GIVEN TASK:
Starting at the first line of the data, please print exactly those lines through the one that holds "const ileCerr = [15, 15, 12, 14, 14];", omitting every picture.

DATA EXTRACT:
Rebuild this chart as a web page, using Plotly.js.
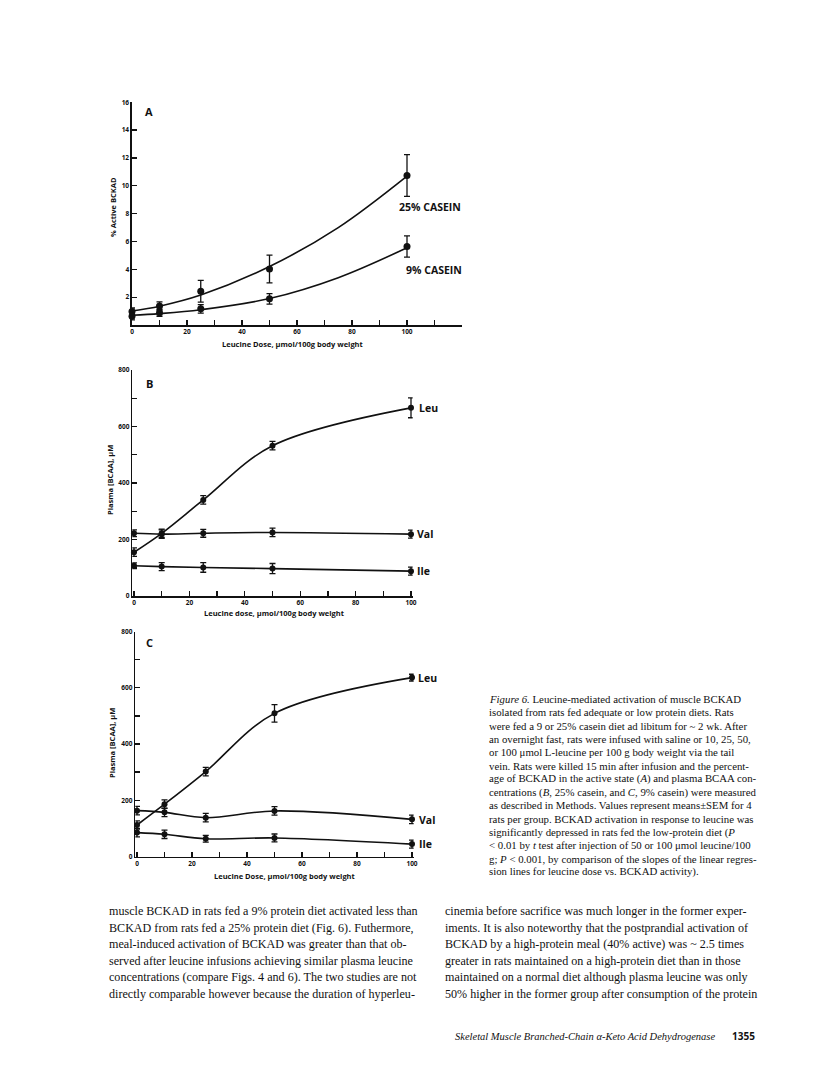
<!DOCTYPE html>
<html><head><meta charset="utf-8">
<script src="https://cdn.plot.ly/plotly-3.0.1.min.js"></script>
<style>html,body{margin:0;padding:0;background:#fff}#c{width:816px;height:1072px}</style>
</head><body><div id="c"></div>
<script>
// ---------- DATA ----------
// Panel A: % active BCKAD
const doseA = [0, 10, 25, 50, 100];
const active25 = [0.97, 1.36, 2.43, 4.02, 10.74];
const err25 = [0.25, 0.3, 0.78, 1.0, 1.5];
const active9 = [0.62, 0.88, 1.16, 1.88, 5.64];
const err9 = [0.25, 0.25, 0.3, 0.38, 0.77];
// fitted curves
const fitDose = [0, 10, 25, 50, 75, 100];
const fit25 = [1.0, 1.35, 2.15, 4.2, 7.0, 10.7];
const fit9 = [0.7, 0.82, 1.1, 1.9, 3.4, 5.55];
// Panel B: 25% casein plasma BCAA (uM)
const doseB = [0, 10, 25, 50, 100];
const leuB = [155, 222, 340, 532, 666];
const leuBerr = [15, 15, 15, 15, 35];
const valB = [222, 219, 222, 225, 219];
const valBerr = [12, 15, 14, 15, 14];
const ileB = [107, 104, 101, 97, 88];
const ileBerr = [10, 14, 17, 18, 14];
// Panel C: 9% casein plasma BCAA (uM)
const doseC = [0, 10, 25, 50, 100];
const leuC = [112, 186, 302, 509, 636];
const leuCerr = [15, 15, 15, 31, 12];
const valC = [163, 157, 138, 162, 132];
const valCerr = [15, 15, 15, 15, 15];
const ileC = [85, 79, 63, 66, 44];
const ileCerr = [15, 15, 12, 14, 14];

const ticksA_x = [0,10,20,30,40,50,60,70,80,90,100,110,120];
const ticktextA_x = ['0','','20','','40','','60','','80','','100','',''];
const ticksA_y = [0,2,4,6,8,10,12,14,16];
const ticktextA_y = ['','2','4','6','8','10','12','14','16'];
const ticksBC_x = [0,10,20,30,40,50,60,70,80,90,100];
const ticktextBC_x = ['0','','20','','40','','60','','80','','100'];
const ticksBC_y = [0,100,200,300,400,500,600,700,800];
const ticktextBC_y = ['0','','200','','400','','600','','800'];

const captionLines = [
 "<i>Figure 6.</i> Leucine-mediated activation of muscle BCKAD",
 "isolated from rats fed adequate or low protein diets. Rats",
 "were fed a 9 or 25% casein diet ad libitum for ~ 2 wk. After",
 "an overnight fast, rats were infused with saline or 10, 25, 50,",
 "or 100 μmol L-leucine per 100 g body weight via the tail",
 "vein. Rats were killed 15 min after infusion and the percent-",
 "age of BCKAD in the active state (<i>A</i>) and plasma BCAA con-",
 "centrations (<i>B</i>, 25% casein, and <i>C</i>, 9% casein) were measured",
 "as described in Methods. Values represent means±SEM for 4",
 "rats per group. BCKAD activation in response to leucine was",
 "significantly depressed in rats fed the low-protein diet (<i>P</i>",
 "< 0.01 by <i>t</i> test after injection of 50 or 100 μmol leucine/100",
 "g; <i>P</i> < 0.001, by comparison of the slopes of the linear regres-",
 "sion lines for leucine dose vs. BCKAD activity)."
];
const bodyLeft = [
 "muscle BCKAD in rats fed a 9% protein diet activated less than",
 "BCKAD from rats fed a 25% protein diet (Fig. 6). Futhermore,",
 "meal-induced activation of BCKAD was greater than that ob-",
 "served after leucine infusions achieving similar plasma leucine",
 "concentrations (compare Figs. 4 and 6). The two studies are not",
 "directly comparable however because the duration of hyperleu-"
];
const bodyRight = [
 "cinemia before sacrifice was much longer in the former exper-",
 "iments. It is also noteworthy that the postprandial activation of",
 "BCKAD by a high-protein meal (40% active) was ~ 2.5 times",
 "greater in rats maintained on a high-protein diet than in those",
 "maintained on a normal diet although plasma leucine was only",
 "50% higher in the former group after consumption of the protein"
];

// ---------- LAYOUT HELPERS ----------
const W = 816, H = 1072;
const fx = p => p / W;
const fy = p => 1 - p / H;
const SANS = "Open Sans, DejaVu Sans, sans-serif";
const SERIF = "Liberation Serif, Times New Roman, serif";
const BLK = '#111';

function pts(x, y, e, xa, ya, size) {
  return {x: x, y: y, xaxis: xa, yaxis: ya, type: 'scatter', mode: 'markers',
    marker: {color: BLK, size: size || 6}, cliponaxis: false, showlegend: false,
    error_y: {type: 'data', array: e, visible: true, color: BLK, thickness: 1.3, width: 3}};
}
function curve(x, y, xa, ya) {
  return {x: x, y: y, xaxis: xa, yaxis: ya, type: 'scatter', mode: 'lines',
    line: {color: BLK, width: 1.6, shape: 'spline', smoothing: 1}, cliponaxis: false, showlegend: false, hoverinfo: 'skip'};
}

const traces = [
  curve(fitDose, fit25, 'x', 'y'), curve(fitDose, fit9, 'x', 'y'),
  pts(doseA, active25, err25, 'x', 'y', 7), pts(doseA, active9, err9, 'x', 'y', 7),
  curve(doseB, leuB, 'x2', 'y2'), curve(doseB, valB, 'x2', 'y2'), curve(doseB, ileB, 'x2', 'y2'),
  pts(doseB, leuB, leuBerr, 'x2', 'y2', 6), pts(doseB, valB, valBerr, 'x2', 'y2', 6), pts(doseB, ileB, ileBerr, 'x2', 'y2', 6),
  curve(doseC, leuC, 'x3', 'y3'), curve(doseC, valC, 'x3', 'y3'), curve(doseC, ileC, 'x3', 'y3'),
  pts(doseC, leuC, leuCerr, 'x3', 'y3', 6), pts(doseC, valC, valCerr, 'x3', 'y3', 6), pts(doseC, ileC, ileCerr, 'x3', 'y3', 6)
];

const TF = {family: SANS, size: 6.5, color: BLK, weight: 'bold'};
function xax(d0, d1, r, tv, tt, anchor) {
  return {domain: [fx(d0), fx(d1)], range: r, anchor: anchor, showline: true, linecolor: BLK, linewidth: 1.6,
    zeroline: false, showgrid: false, ticks: 'inside', ticklen: 5, tickwidth: 1.3, tickcolor: BLK,
    tickmode: 'array', tickvals: tv, ticktext: tt, tickfont: TF, fixedrange: true};
}
function yax(bottom, top, r, tv, tt, anchor) {
  return {domain: [fy(bottom), fy(top)], range: r, anchor: anchor, showline: true, linecolor: BLK, linewidth: 1.6,
    zeroline: false, showgrid: false, ticks: 'inside', ticklen: 5, tickwidth: 1.3, tickcolor: BLK,
    tickmode: 'array', tickvals: tv, ticktext: tt, tickfont: TF, fixedrange: true};
}

const ann = [];
function T(text, x, y, size, opts) {
  const o = Object.assign({text: text, x: fx(x), y: fy(y), xref: 'paper', yref: 'paper', showarrow: false,
    xanchor: 'left', yanchor: 'middle', font: {family: SANS, size: size, color: BLK}}, opts || {});
  ann.push(o);
}
// Panel A labels
T('<b>A</b>', 143, 112, 11);
T('<b>25% CASEIN</b>', 397, 207, 10.5);
T('<b>9% CASEIN</b>', 404, 270, 10.5);
T('<b>% Active BCKAD</b>', 113, 207, 7.5, {xanchor: 'center', textangle: -90});
T('<b>Leucine Dose, μmol/100g body weight</b>', 293, 344, 7.5, {xanchor: 'center'});
// Panel B labels
T('<b>B</b>', 144, 384, 11);
T('<b>Leu</b>', 417, 408, 10.5);
T('<b>Val</b>', 415, 534, 10.5);
T('<b>Ile</b>', 415, 571, 10.5);
T('<b>Plasma [BCAA], μM</b>', 110, 480, 7.5, {xanchor: 'center', textangle: -90});
T('<b>Leucine dose, μmol/100g body weight</b>', 274, 613, 7.5, {xanchor: 'center'});
// Panel C labels
T('<b>C</b>', 144, 642, 11);
T('<b>Leu</b>', 416, 678, 10.5);
T('<b>Val</b>', 417, 820, 10.5);
T('<b>Ile</b>', 417, 844, 10.5);
T('<b>Plasma [BCAA], μM</b>', 112, 743, 7.5, {xanchor: 'center', textangle: -90});
T('<b>Leucine Dose, μmol/100g body weight</b>', 285, 876, 7.5, {xanchor: 'center'});

// caption
captionLines.forEach((s, i) => T(s, 487, 699 + i * 13.3, 10.8, {font: {family: SERIF, size: 10.8, color: BLK}}));
// body text
bodyLeft.forEach((s, i) => T(s, 107, 911 + i * 16.6, 12.1, {font: {family: SERIF, size: 12.1, color: BLK}}));
bodyRight.forEach((s, i) => T(s, 443, 911 + i * 16.6, 12.1, {font: {family: SERIF, size: 12.1, color: BLK}}));
// footer
T('<i>Skeletal Muscle Branched-Chain α-Keto Acid Dehydrogenase</i>', 453, 1036, 10.5, {font: {family: SERIF, size: 10.5, color: BLK}});
T('<b>1355</b>', 757, 1036, 10, {xanchor: 'right', font: {family: SANS, size: 10, color: BLK}});

const padB = 0.6 * 2.77, padC = 0.6 * 2.75;
const layout = {
  width: W, height: H, margin: {l: 0, r: 0, t: 0, b: 0}, paper_bgcolor: '#fff', plot_bgcolor: 'rgba(0,0,0,0)',
  showlegend: false,
  xaxis: xax(132, 462, [0, 120], ticksA_x, ticktextA_x, 'y'),
  yaxis: yax(325, 102.3, [0, 16], ticksA_y, ticktextA_y, 'x'),
  xaxis2: xax(134 - padB, 411 + padB, [-0.6, 100.6], ticksBC_x, ticktextBC_x, 'y2'),
  yaxis2: yax(596, 370, [0, 800], ticksBC_y, ticktextBC_y, 'x2'),
  xaxis3: xax(137 - padC, 412 + padC, [-0.6, 100.6], ticksBC_x, ticktextBC_x, 'y3'),
  yaxis3: yax(856.5, 631.5, [0, 800], ticksBC_y, ticktextBC_y, 'x3'),
  annotations: ann
};
Plotly.newPlot('c', traces, layout, {staticPlot: true, displayModeBar: false});
</script></body></html>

RESPONSE BELOW:
Rebuild this chart as a web page, using Plotly.js.
<!DOCTYPE html>
<html><head><meta charset="utf-8">
<script src="https://cdn.plot.ly/plotly-3.0.1.min.js"></script>
<style>html,body{margin:0;padding:0;background:#fff}#c{width:816px;height:1072px}</style>
</head><body><div id="c"></div>
<script>
// ---------- DATA ----------
// Panel A: % active BCKAD
const doseA = [0, 10, 25, 50, 100];
const active25 = [0.97, 1.36, 2.43, 4.02, 10.74];
const err25 = [0.25, 0.3, 0.78, 1.0, 1.5];
const active9 = [0.62, 0.88, 1.16, 1.88, 5.64];
const err9 = [0.25, 0.25, 0.3, 0.38, 0.77];
// fitted curves
const fitDose = [0, 10, 25, 50, 75, 100];
const fit25 = [1.0, 1.35, 2.15, 4.2, 7.0, 10.7];
const fit9 = [0.7, 0.82, 1.1, 1.9, 3.4, 5.55];
// Panel B: 25% casein plasma BCAA (uM)
const doseB = [0, 10, 25, 50, 100];
const leuB = [155, 222, 340, 532, 666];
const leuBerr = [15, 15, 15, 15, 35];
const valB = [222, 219, 222, 225, 219];
const valBerr = [12, 15, 14, 15, 14];
const ileB = [107, 104, 101, 97, 88];
const ileBerr = [10, 14, 17, 18, 14];
// Panel C: 9% casein plasma BCAA (uM)
const doseC = [0, 10, 25, 50, 100];
const leuC = [112, 186, 302, 509, 636];
const leuCerr = [15, 15, 15, 31, 12];
const valC = [163, 157, 138, 162, 132];
const valCerr = [15, 15, 15, 15, 15];
const ileC = [85, 79, 63, 66, 44];
const ileCerr = [15, 15, 12, 14, 14];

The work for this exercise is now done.